Hopefully this post won't turn into a rant.  I'm hoping it will be more informative than that.  But I have to confess, this topic--girls being princesses--has been on my mind off and on for quite a while (years, actually), and something I read in passing today has set me off.

So. . .

I don't want to be a queen.  I don't want to be a princess.  I didn't raise my daughters to be princesses, and I sure hope my granddaughters won't be taught to be princesses.

What's so bad about princesses?  Well, from the way I've observed it, there is a trend among modern females, to want to be princesses (or queens).  In other words, they want to be treated like royalty, spared from drudgery (say, housework and any other task they'd rather not do), and pretty much spend their time sitting on their pretty butts when they aren't otherwise engaged in primping, shopping, or socializing.
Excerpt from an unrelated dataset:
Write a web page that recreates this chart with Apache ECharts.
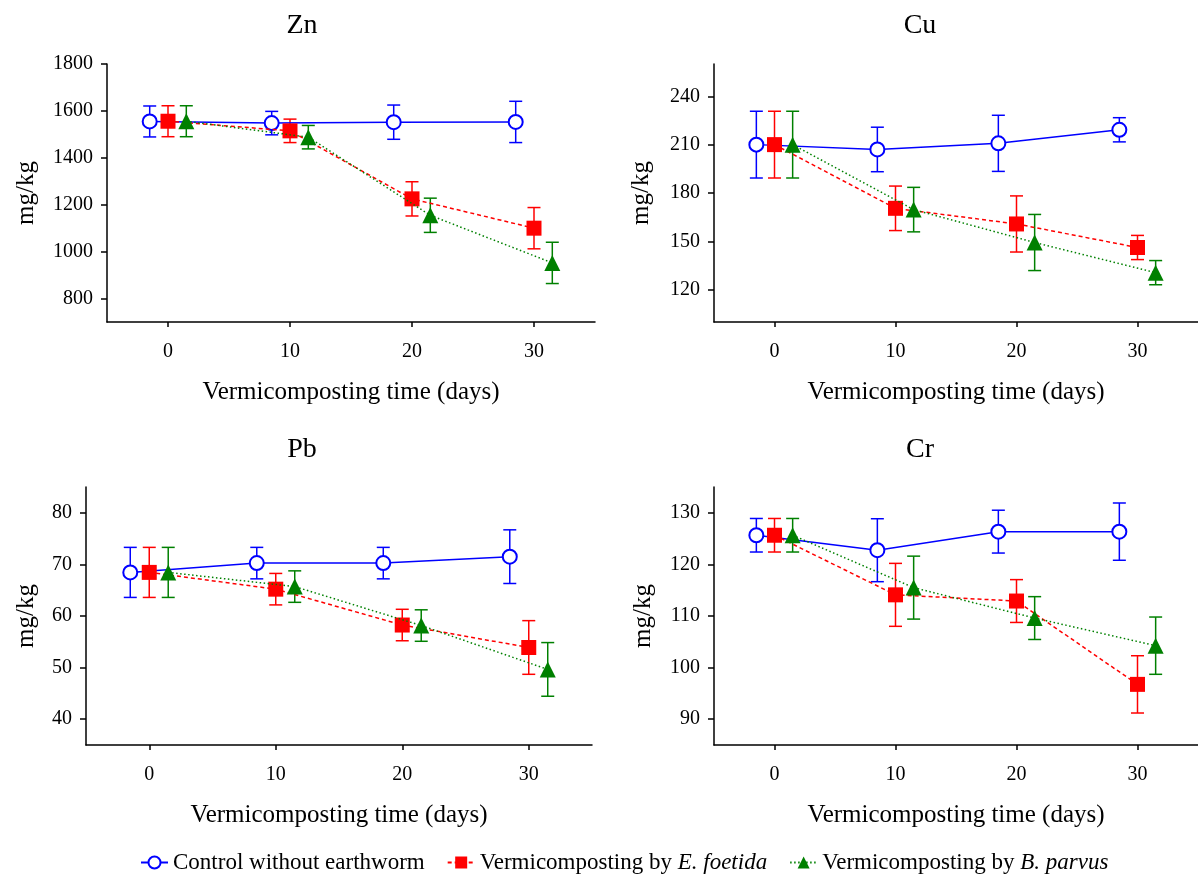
<!DOCTYPE html>
<html>
<head>
<meta charset="utf-8">
<script src="https://cdn.jsdelivr.net/npm/echarts@6/dist/echarts.min.js"></script>
<style>
  html, body { margin: 0; padding: 0; background: #fff; }
  #chart { width: 1198px; height: 874px; }
</style>
</head>
<body>
<div id="chart"></div>
<script>
// sampling days and treatments
var days = [0, 10, 20, 30];
var groups = ['Control without earthworm', 'Vermicomposting by E. foetida', 'Vermicomposting by B. parvus'];

// Zn (mg/kg), mean and error per day
var znControl = [1555, 1548, 1552, 1553];
var znFoetida = [1556, 1515, 1225, 1100];
var znParvus  = [1556, 1488, 1155, 952];
var znSd      = [66, 50, 73, 88];
var znTicks   = [800, 1000, 1200, 1400, 1600, 1800];

// Cu
var cuControl = [210, 207, 210.8, 219.2];
var cuFoetida = [210, 170.5, 160.8, 146.2];
var cuParvus  = [210, 169.7, 149.3, 130.6];
var cuSd      = [20.7, 13.8, 17.4, 7.5];
var cuTicks   = [120, 150, 180, 210, 240];

// Pb
var pbControl = [68.45, 70.25, 70.25, 71.5];
var pbFoetida = [68.45, 65.2, 58.25, 53.9];
var pbParvus  = [68.45, 65.7, 58.15, 49.65];
var pbSd      = [4.85, 3.05, 3.05, 5.2];
var pbTicks   = [40, 50, 60, 70, 80];

// Cr
var crControl = [125.65, 122.75, 126.35, 126.35];
var crFoetida = [125.65, 114.1, 112.9, 96.75];
var crParvus  = [125.65, 115.5, 109.6, 104.25];
var crSd      = [3.25, 6.1, 4.15, 5.55];
var crTicks   = [90, 100, 110, 120, 130];

var FONT = '"Liberation Serif", "DejaVu Serif", serif';

// panel layout (pixels)
var panels = [
  { title: 'Zn', means: [znControl, znFoetida, znParvus], sd: znSd, ticks: znTicks, yMin: 700, yMax: 1800,
    grid: { left: 107, top: 64, width: 488, height: 258 }, tx: 302, ty: 26, xGap: 58, yGap: 68 },
  { title: 'Cu', means: [cuControl, cuFoetida, cuParvus], sd: cuSd, ticks: cuTicks, yMin: 100, yMax: 260,
    grid: { left: 714, top: 64, width: 498, height: 258 }, tx: 920, ty: 26, xGap: 58, yGap: 60 },
  { title: 'Pb', means: [pbControl, pbFoetida, pbParvus], sd: pbSd, ticks: pbTicks, yMin: 35, yMax: 85,
    grid: { left: 86, top: 487, width: 506, height: 258 }, tx: 302, ty: 450, xGap: 58, yGap: 47 },
  { title: 'Cr', means: [crControl, crFoetida, crParvus], sd: crSd, ticks: crTicks, yMin: 85, yMax: 135,
    grid: { left: 714, top: 487, width: 498, height: 258 }, tx: 920, ty: 450, xGap: 58, yGap: 58 }
];

// look of each treatment
var looks = [
  { color: '#0000ff', type: 'solid', symbol: 'circle', size: 14, fill: '#ffffff', dodge: -1.5 },
  { color: '#ff0000', type: [4, 3], symbol: 'rect', size: 15, fill: '#ff0000', dodge: 0 },
  { color: '#008000', type: [1.5, 2.5], symbol: 'triangle', size: 16, fill: '#008000', dodge: 1.5 }
];

function errorBar(params, api) {
  var x = api.value(0);
  var top = api.coord([x, api.value(2)]);
  var bot = api.coord([x, api.value(1)]);
  var w = 6.5;
  var st = { stroke: api.visual('color'), lineWidth: 1.5, fill: null };
  return {
    type: 'group',
    children: [
      { type: 'line', shape: { x1: top[0], y1: top[1], x2: bot[0], y2: bot[1] }, style: st },
      { type: 'line', shape: { x1: top[0] - w, y1: top[1], x2: top[0] + w, y2: top[1] }, style: st },
      { type: 'line', shape: { x1: bot[0] - w, y1: bot[1], x2: bot[0] + w, y2: bot[1] }, style: st }
    ]
  };
}

var grids = [], xAxes = [], yAxes = [], series = [], texts = [];
var axisCol = { color: '#000', width: 1.5 };

panels.forEach(function (p, i) {
  grids.push(p.grid);
  texts.push({
    type: 'text', x: p.tx, y: p.ty,
    style: { text: p.title, font: '28px ' + FONT, fill: '#000', textAlign: 'center', textVerticalAlign: 'middle' }
  });
  xAxes.push({
    gridIndex: i, type: 'value', min: -5, max: 35,
    axisLine: { onZero: false, lineStyle: axisCol },
    axisTick: { customValues: days, length: 5, lineStyle: axisCol },
    axisLabel: { customValues: days, margin: 20, color: '#000', fontSize: 20, fontFamily: FONT },
    splitLine: { show: false },
    name: 'Vermicomposting time (days)', nameLocation: 'middle', nameGap: p.xGap,
    nameTextStyle: { color: '#000', fontSize: 25, fontFamily: FONT }
  });
  yAxes.push({
    gridIndex: i, type: 'value', min: p.yMin, max: p.yMax,
    axisLine: { onZero: false, lineStyle: axisCol },
    axisTick: { customValues: p.ticks, length: 6, lineStyle: axisCol },
    axisLabel: {
      customValues: p.ticks, margin: 14, color: '#000', fontSize: 20, fontFamily: FONT,
      formatter: function (v) { return String(v); }
    },
    splitLine: { show: false },
    name: 'mg/kg', nameLocation: 'middle', nameGap: p.yGap,
    nameTextStyle: { color: '#000', fontSize: 25, fontFamily: FONT }
  });
  p.means.forEach(function (vals, k) {
    var lk = looks[k];
    var pts = days.map(function (d, j) { return [d + lk.dodge, vals[j]]; });
    var bars = days.map(function (d, j) { return [d + lk.dodge, vals[j] - p.sd[j], vals[j] + p.sd[j]]; });
    series.push({
      type: 'custom', name: 'err' + i + k, xAxisIndex: i, yAxisIndex: i,
      renderItem: errorBar, data: bars, z: 1, silent: true,
      itemStyle: { color: lk.color }, encode: { x: 0, y: [1, 2] }
    });
    series.push({
      type: 'line', name: groups[k], xAxisIndex: i, yAxisIndex: i, data: pts, z: 3 + k,
      symbol: lk.symbol, symbolSize: lk.size, showSymbol: true,
      lineStyle: { color: lk.color, width: 1.5, type: lk.type },
      itemStyle: { color: lk.fill, borderColor: lk.color, borderWidth: k === 0 ? 2 : 0 },
      animation: false
    });
  });
});

var chart = echarts.init(document.getElementById('chart'));
chart.setOption({
  backgroundColor: '#fff',
  animation: false,
  grid: grids,
  xAxis: xAxes,
  yAxis: yAxes,
  series: series,
  graphic: texts,
  legend: {
    data: groups, top: 846, left: 135,
    itemWidth: 27, itemHeight: 15, itemGap: 22,
    textStyle: {
      color: '#000', fontSize: 23, fontFamily: FONT,
      rich: { i: { fontStyle: 'italic', fontSize: 23, fontFamily: FONT, color: '#000' } }
    },
    formatter: function (n) { return n.replace(/(E\. foetida|B\. parvus)/, '{i|$1}'); }
  }
});
</script>
</body>
</html>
Princesses (and queens) think the world should revolve around them, and that they should be served (taken care of) by the people in their lives.

No, I don't want to be a princess.  That is so opposite of what I've always wanted to be.  I have striven  to be independent. Self-sufficient.  Humble. Charitable (as in, giving of myself, not as in tossing money [someone else earned] at things rather than spending my own elbow grease and sweat).  Knowledgeable.  Capable.

That's a biggie: Capable.  Capable means I can handle whatever comes my way.  Either through physical effort, mental effort, or in knowing who to call on to assist if something is just out of my realm of abilities.  I don't expect my life to be without struggle and challenge.  It's those things that teach us, that strengthen us, that make us wise and, yes, capable.

That doesn't mean that I have to be coarse, or without tact.  Quite the opposite.  A beautiful woman is not one who has physical attributes that are pleasing to look upon. A beautiful woman has grace, has poise, has deportment.  Who speaks the truth, but does so in a way that does not wound.  A beautiful woman knows that the world does not revolve around her, but yet realizes everything she says and does affects the world (via the people she interacts with).  And so she weighs her words and actions to be beneficial to others was much as possible.

I raised tomboys, not princesses.  But those tomboys have grown to be beautiful women.  Kind, knowledgeable, humble, charitable, independent, self-sufficient, capable women.

In my opinion, American society today needs more females who are raised tomboys, not who are raised to be princesses.  A tomboy is an equal.  A princess has no intention to be equal, she wants to be above.